Added later on as free updates, were 12 different challenges with each being categorised for either driving, survival or taking on hordes of enemies. All are exciting challenges, taking on different stages and goals, with a timer always making sure every second and action count. You can even score to rank between three stages and through this, unlock patches for additional boosts. Yes, there are some upgrades to give your characters in this mode, making it important to do as well as possible in every single one.
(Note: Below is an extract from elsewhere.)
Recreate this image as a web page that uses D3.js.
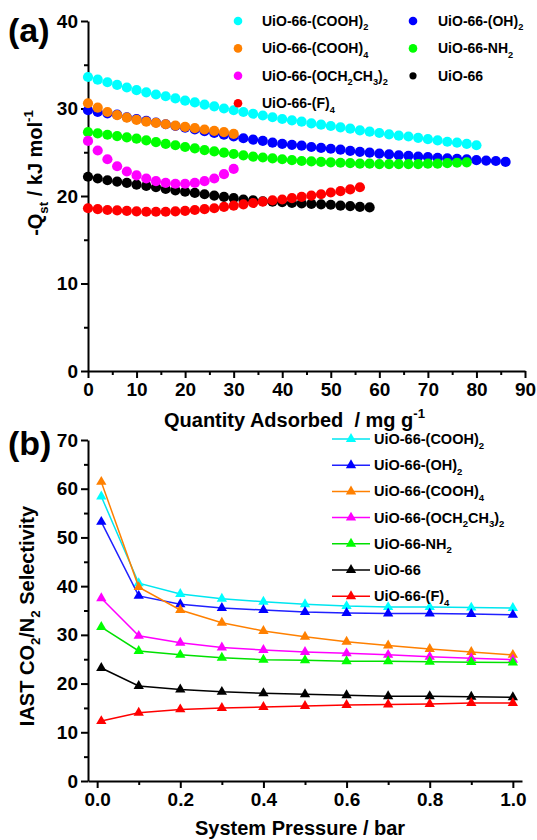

Scores are tailgated to money and XP, which can be used to further unlock rings that comes with specific traits, and further customisation, like different characters to play as and bikes to drive. Even if this mode has limited appeal with only 12 challenges, it is worth returning to all of them just for their sheer entertainment. It is a shame that there are only four different races and two surviving tasks as they are the most fun, but fighting hordes in the rest of the missions is entertaining nonetheless.
Extra Score: 7/10
I am mixed on this game. I love the sense of exploration, riding my bike, taking on hordes through tight planning, and the world is enthralling. Even the challenges are a fun option to tackle. However, there are so issues in this title, such as the terrible story, awkward pace, unpolished presentation, and the lack of any reason to finish this game 100%. It is a strange title, but one I can say I was more positive than negative about. If you can get over the story and simply wish for a post-apocalyptic zombie game on a bigger scope, Days Gone is worth considering. At least get the soundtrack.